The second area which a firm needs to consider is the overall strategic direction the firm needs to take in order to build the competitive position which it has established it needs at step one. The firm needs to consider, for instance, the extent to which it needs to grow (if at all) in order to have the depth of specialism that it needs to provide a compelling client proposition. It needs to consider the development of its resources and capabilities in order to service the clients for whom it aspires to act, and the required depth in each practice area. It needs to decide if the firm needs to expand into other towns or regions or whether it still has ample opportunities to build market share in existing areas. Furthermore, the firm needs to consider if it needs to diversify into other logical service offerings or even via Alternative Business Structures. The new regime heralded by the LSA will of course give both existing law firms and new entrants to the market the opportunity to pursue a strategy of unrelated or partially related diversification into the legal services market. The questions here include “what if any are the synergies with what we do? What are the entry barriers? What is the likely cost of the investment and what is the likely return? How difficult will it be to acquire the people and build the systems, processes and infrastructure? How easy will it be to build the brand and successfully to take our offerings to the market?”

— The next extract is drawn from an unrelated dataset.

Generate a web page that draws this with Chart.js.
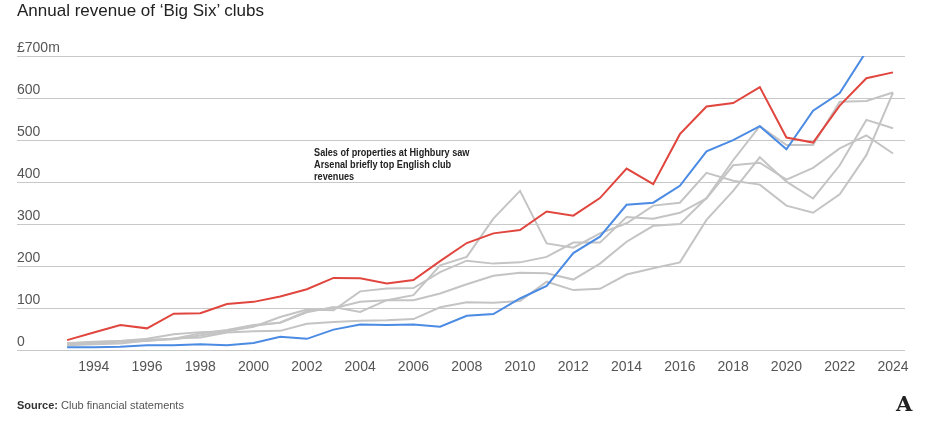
<!DOCTYPE html>
<html>
<head>
<meta charset="utf-8">
<script src="https://cdn.jsdelivr.net/npm/chart.js@4.4.1/dist/chart.umd.min.js"></script>
<style>
  html, body { margin: 0; padding: 0; background: #fff; }
  #wrap { position: relative; width: 933px; height: 428px; overflow: hidden; }
  #title { position: absolute; left: 17px; top: 1px; font: 17px "Liberation Sans", Arial, sans-serif; color: #222; white-space: nowrap; line-height: 20px; }
  #source { position: absolute; left: 17px; top: 398px; font: 11px "Liberation Sans", Arial, sans-serif; color: #555; white-space: nowrap; line-height: 14px; }
  #source b { color: #333; }
  #logo { position: absolute; left: 896px; top: 392px; font: bold 21px "DejaVu Serif", "Liberation Serif", serif; color: #222; line-height: 24px; }
  #chartBox { position: absolute; left: 0; top: 0; width: 933px; height: 428px; }
</style>
</head>
<body>
<div id="wrap">
  <div id="chartBox"><canvas id="c"></canvas></div>
  <div id="title">Annual revenue of ‘Big Six’ clubs</div>
  <div id="source"><b>Source:</b> Club financial statements</div>
  <div id="logo">A</div>
</div>
<script>
const years = [1993,1994,1995,1996,1997,1998,1999,2000,2001,2002,2003,2004,2005,2006,2007,2008,2009,2010,2011,2012,2013,2014,2015,2016,2017,2018,2019,2020,2021,2022,2023,2024];

const manUtd    = [24,42,60,52,87,88,110,115,128,145,172,171,159,167,212,255,278,286,330,320,362,432,395,514,580,588,626,506,494,582,647,661];
const manCity   = [7,7,8,12,12,14,12,17,32,27,49,61,60,61,56,82,86,123,153,231,270,346,351,391,473,500,533,478,570,612,711,714];
const arsenal   = [17,19,22,25,27,40,48,60,65,90,103,91,119,131,202,222,313,379,254,244,278,302,344,351,422,403,394,344,327,371,464,613];
const chelsea   = [12,14,16,23,26,35,45,56,79,97,95,140,147,148,186,213,206,209,222,256,256,317,313,327,361,440,446,406,434,480,511,468];
const liverpool = [16,20,22,27,38,43,45,58,66,93,100,115,119,119,135,157,177,184,183,168,206,258,296,300,362,452,533,488,488,591,593,613];
const tottenham = [15,17,20,22,28,30,42,45,46,63,67,70,71,74,102,114,113,117,163,143,146,180,195,209,310,379,459,401,361,440,548,528];

const xTickYears = [1994,1996,1998,2000,2002,2004,2006,2008,2010,2012,2014,2016,2018,2020,2022,2024];
const yTickValues = [0,100,200,300,400,500,600,700];

const annotationLines = ["Sales of properties at Highbury saw", "Arsenal briefly top English club", "revenues"];

const RED = '#e0463e', BLUE = '#4b8be3', GRAY = '#c4c4c4';
const tickFont = { family: '"Liberation Sans", Arial, sans-serif', size: 14 };

function series(label, values, color) {
  return {
    label,
    data: years.map((y, i) => ({ x: y, y: values[i] })),
    borderColor: color,
    backgroundColor: color,
    borderWidth: 2,
    pointRadius: 0,
    pointHoverRadius: 0,
    tension: 0,
    fill: false
  };
}

const annotationPlugin = {
  id: 'annot',
  afterDraw(chart) {
    const { ctx, scales } = chart;
    const x = scales.x.getPixelForValue(2002.27);
    const y0 = scales.y.getPixelForValue(470);
    ctx.save();
    ctx.translate(x, y0);
    ctx.scale(0.87, 1);
    ctx.font = 'bold 10.5px "Liberation Sans", Arial, sans-serif';
    ctx.fillStyle = '#222';
    ctx.textAlign = 'left';
    ctx.textBaseline = 'middle';
    annotationLines.forEach((t, i) => ctx.fillText(t, 0, i * 12));
    ctx.restore();
  }
};

new Chart(document.getElementById('c'), {
  type: 'line',
  data: {
    datasets: [
      series('Manchester United', manUtd, RED),
      series('Manchester City', manCity, BLUE),
      series('Arsenal', arsenal, GRAY),
      series('Chelsea', chelsea, GRAY),
      series('Liverpool', liverpool, GRAY),
      series('Tottenham', tottenham, GRAY)
    ]
  },
  options: {
    responsive: true,
    maintainAspectRatio: false,
    animation: false,
    events: [],
    layout: { padding: { left: 17, right: 28, top: 56, bottom: 51 } },
    plugins: { legend: { display: false }, tooltip: { enabled: false }, title: { display: false } },
    scales: {
      x: {
        type: 'linear',
        min: 1991.12,
        max: 2024.45,
        afterBuildTicks: (s) => { s.ticks = xTickYears.map(v => ({ value: v })); },
        afterFit: (s) => { s.paddingLeft = 0; s.paddingRight = 0; },
        grid: { display: false },
        border: { display: false },
        ticks: {
          autoSkip: false, maxRotation: 0, padding: 1,
          font: tickFont, color: '#555',
          callback: (v) => String(v)
        }
      },
      y: {
        min: 0,
        max: 700,
        afterBuildTicks: (s) => { s.ticks = yTickValues.map(v => ({ value: v })); },
        afterFit: (s) => { s.paddingTop = 0; s.paddingBottom = 0; },
        grid: { color: '#c8c8c8', lineWidth: 1, drawTicks: false },
        border: { display: false },
        ticks: {
          mirror: true, padding: 0, labelOffset: -8,
          font: tickFont, color: '#555',
          callback: (v) => v === 700 ? '£700m' : String(v)
        }
      }
    }
  },
  plugins: [annotationPlugin]
});
</script>
</body>
</html>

Step Three – Methods of Pursuing Strategy

Once a firm has established its basis for competitive differentiation and has decided its overall strategic directions, it can then turn to the final of the three areas, namely the methods by which it can best pursue the firm’s strategy. This part of the strategic thinking will need a thorough appraisal of the firm’s existing resources and momentum in order to decide whether a combination of organic growth and operational improvements will suffice to carry the firm forward. In some cases, heavy investment capability will be needed to enable the firm to hire people expansively, to acquire teams or to build the firm’s brand. In many areas of private client and consumer law, for instance, firms are seeing the benefits of persistent and well thought out advertising campaigns, but the heavy cost of a long term marketing budget needs both resolve and access to funds.

Making it Count

Fortune favours the bold. If firms are to fight off their existing and threatened challengers and beat their rivals, they will do so by first honestly and openly assessing their strategies and by making sure that they are not deluding themselves into a false sense of security. They must recognise that a compelling competitive strategy will require risk-taking and a huge degree of change in attitudes, behaviours and working practices amongst partners, who will be required to experiment and learn new ways of doing things. Some firms and partners will discover, too late in the day, that they are saying ruefully to themselves “what happened to our practice?”.